-- START OF GIVEN MATERIAL --

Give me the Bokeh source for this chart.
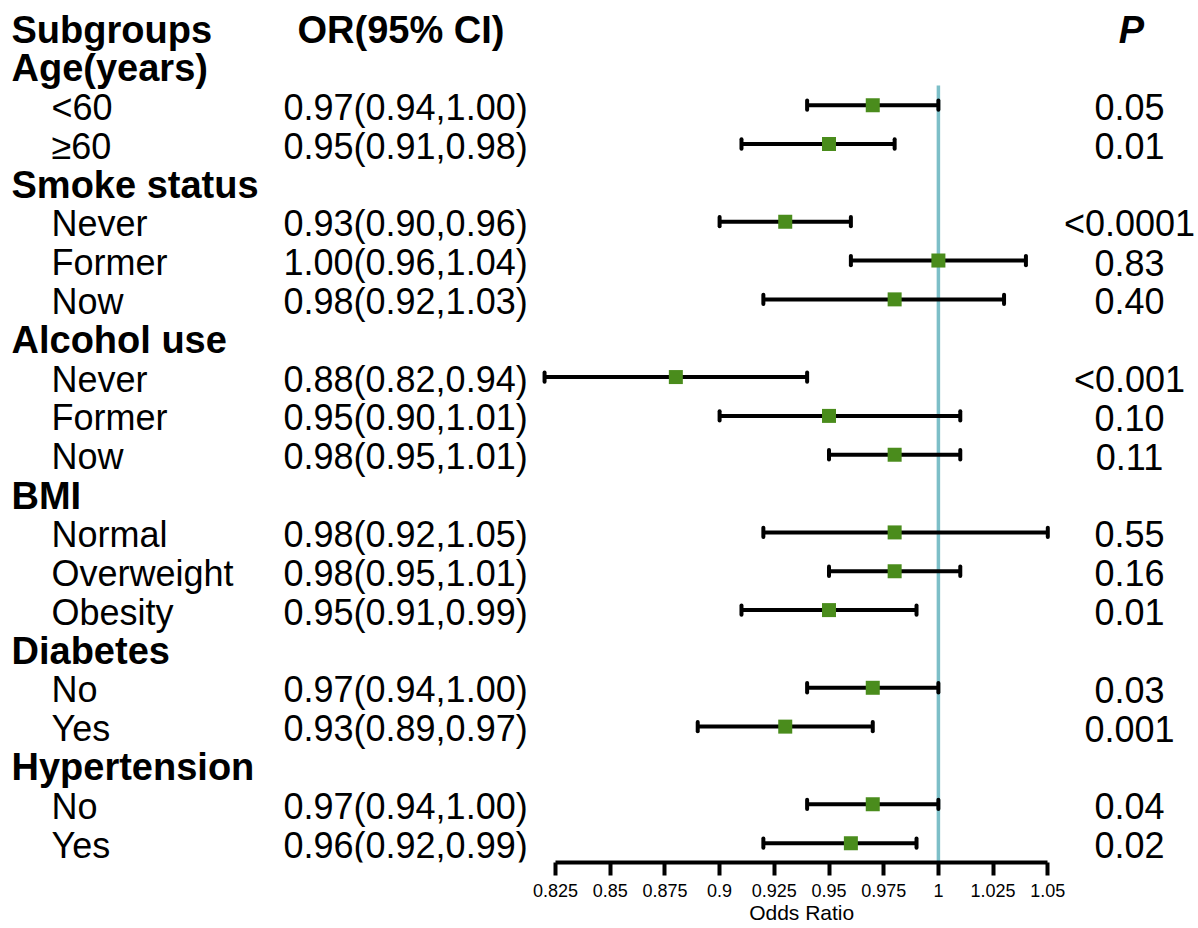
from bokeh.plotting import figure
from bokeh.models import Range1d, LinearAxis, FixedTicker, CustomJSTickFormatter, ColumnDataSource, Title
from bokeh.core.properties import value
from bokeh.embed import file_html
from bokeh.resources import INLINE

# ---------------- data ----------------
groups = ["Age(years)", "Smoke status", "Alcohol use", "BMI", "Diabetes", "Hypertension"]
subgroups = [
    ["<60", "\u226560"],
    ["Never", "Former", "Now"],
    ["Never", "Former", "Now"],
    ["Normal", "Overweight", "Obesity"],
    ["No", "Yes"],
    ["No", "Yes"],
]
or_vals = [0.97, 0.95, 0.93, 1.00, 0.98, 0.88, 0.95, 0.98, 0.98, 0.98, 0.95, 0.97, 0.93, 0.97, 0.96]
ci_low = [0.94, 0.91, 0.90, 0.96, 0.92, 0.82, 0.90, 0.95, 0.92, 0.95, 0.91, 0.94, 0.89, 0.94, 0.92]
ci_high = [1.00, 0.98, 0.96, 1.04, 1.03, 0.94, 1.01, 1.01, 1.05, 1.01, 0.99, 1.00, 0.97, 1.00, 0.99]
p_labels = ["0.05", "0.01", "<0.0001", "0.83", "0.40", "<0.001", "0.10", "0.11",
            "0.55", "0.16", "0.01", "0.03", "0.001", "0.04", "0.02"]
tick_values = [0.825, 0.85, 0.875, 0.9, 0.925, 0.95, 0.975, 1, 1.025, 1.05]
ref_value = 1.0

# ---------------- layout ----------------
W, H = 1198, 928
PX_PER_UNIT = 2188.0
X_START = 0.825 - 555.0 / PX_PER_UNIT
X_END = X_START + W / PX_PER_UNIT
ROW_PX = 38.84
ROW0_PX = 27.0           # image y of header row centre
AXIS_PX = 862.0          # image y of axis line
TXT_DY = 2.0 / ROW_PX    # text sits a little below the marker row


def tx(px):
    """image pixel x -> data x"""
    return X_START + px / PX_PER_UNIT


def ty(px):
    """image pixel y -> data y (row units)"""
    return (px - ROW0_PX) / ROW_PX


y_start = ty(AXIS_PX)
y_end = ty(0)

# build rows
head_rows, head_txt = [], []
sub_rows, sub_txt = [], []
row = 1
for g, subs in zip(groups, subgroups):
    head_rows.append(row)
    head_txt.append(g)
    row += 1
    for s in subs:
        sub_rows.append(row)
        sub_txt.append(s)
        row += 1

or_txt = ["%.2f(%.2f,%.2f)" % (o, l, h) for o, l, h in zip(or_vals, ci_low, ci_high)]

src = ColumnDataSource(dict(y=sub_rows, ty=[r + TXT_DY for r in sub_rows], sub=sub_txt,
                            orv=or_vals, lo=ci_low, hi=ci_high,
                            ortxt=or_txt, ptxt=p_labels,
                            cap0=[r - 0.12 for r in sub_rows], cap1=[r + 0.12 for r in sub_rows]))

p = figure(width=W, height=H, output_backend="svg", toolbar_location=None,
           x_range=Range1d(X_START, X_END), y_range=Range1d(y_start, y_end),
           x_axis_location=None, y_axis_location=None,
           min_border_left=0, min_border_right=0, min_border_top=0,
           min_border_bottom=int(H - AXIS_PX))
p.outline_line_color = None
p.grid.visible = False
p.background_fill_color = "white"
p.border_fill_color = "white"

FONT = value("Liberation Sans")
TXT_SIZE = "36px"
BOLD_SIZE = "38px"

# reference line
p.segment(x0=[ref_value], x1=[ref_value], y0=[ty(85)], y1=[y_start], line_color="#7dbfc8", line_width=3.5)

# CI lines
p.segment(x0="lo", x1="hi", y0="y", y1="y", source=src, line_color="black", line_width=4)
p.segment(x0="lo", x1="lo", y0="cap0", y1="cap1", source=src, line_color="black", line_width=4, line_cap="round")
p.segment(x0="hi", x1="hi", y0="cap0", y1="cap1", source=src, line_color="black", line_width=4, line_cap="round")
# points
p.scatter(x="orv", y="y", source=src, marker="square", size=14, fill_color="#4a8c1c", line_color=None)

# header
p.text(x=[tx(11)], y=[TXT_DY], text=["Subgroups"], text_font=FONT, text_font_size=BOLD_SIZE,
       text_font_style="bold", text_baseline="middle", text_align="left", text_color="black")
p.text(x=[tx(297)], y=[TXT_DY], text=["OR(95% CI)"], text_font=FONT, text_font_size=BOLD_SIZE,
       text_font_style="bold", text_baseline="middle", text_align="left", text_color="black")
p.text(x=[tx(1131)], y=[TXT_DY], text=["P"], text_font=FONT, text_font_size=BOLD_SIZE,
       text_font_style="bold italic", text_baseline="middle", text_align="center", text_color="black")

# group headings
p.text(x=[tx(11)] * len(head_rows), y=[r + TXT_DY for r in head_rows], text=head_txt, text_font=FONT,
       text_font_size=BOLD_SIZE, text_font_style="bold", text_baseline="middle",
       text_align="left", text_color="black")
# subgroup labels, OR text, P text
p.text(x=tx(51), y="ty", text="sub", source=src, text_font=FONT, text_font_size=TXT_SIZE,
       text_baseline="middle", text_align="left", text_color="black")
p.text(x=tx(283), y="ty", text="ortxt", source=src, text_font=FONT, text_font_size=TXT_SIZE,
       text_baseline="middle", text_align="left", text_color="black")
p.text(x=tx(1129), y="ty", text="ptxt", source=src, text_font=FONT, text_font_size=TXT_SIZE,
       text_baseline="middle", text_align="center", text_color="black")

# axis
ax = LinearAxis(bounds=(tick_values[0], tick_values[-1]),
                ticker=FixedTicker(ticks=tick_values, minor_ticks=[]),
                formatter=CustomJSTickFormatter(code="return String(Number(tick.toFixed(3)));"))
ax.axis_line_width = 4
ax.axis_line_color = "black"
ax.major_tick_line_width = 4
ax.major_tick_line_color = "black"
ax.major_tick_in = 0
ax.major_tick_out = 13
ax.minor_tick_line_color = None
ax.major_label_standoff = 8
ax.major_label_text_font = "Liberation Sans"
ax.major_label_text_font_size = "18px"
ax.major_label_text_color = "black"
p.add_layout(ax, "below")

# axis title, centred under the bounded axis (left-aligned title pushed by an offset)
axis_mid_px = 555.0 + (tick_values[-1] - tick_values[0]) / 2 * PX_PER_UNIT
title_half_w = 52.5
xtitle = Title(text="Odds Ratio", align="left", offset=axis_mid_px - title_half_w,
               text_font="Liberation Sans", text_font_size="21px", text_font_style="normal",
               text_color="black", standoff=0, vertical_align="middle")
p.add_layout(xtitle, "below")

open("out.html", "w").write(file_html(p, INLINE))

-- END OF GIVEN MATERIAL --

Every line from the top of the material above through the line with "from bokeh.resources import INLINE" should be duplicated exactly, please; leave out the pictures.

Give me the Bokeh source for this chart.
from bokeh.plotting import figure
from bokeh.models import Range1d, LinearAxis, FixedTicker, CustomJSTickFormatter, ColumnDataSource, Title
from bokeh.core.properties import value
from bokeh.embed import file_html
from bokeh.resources import INLINE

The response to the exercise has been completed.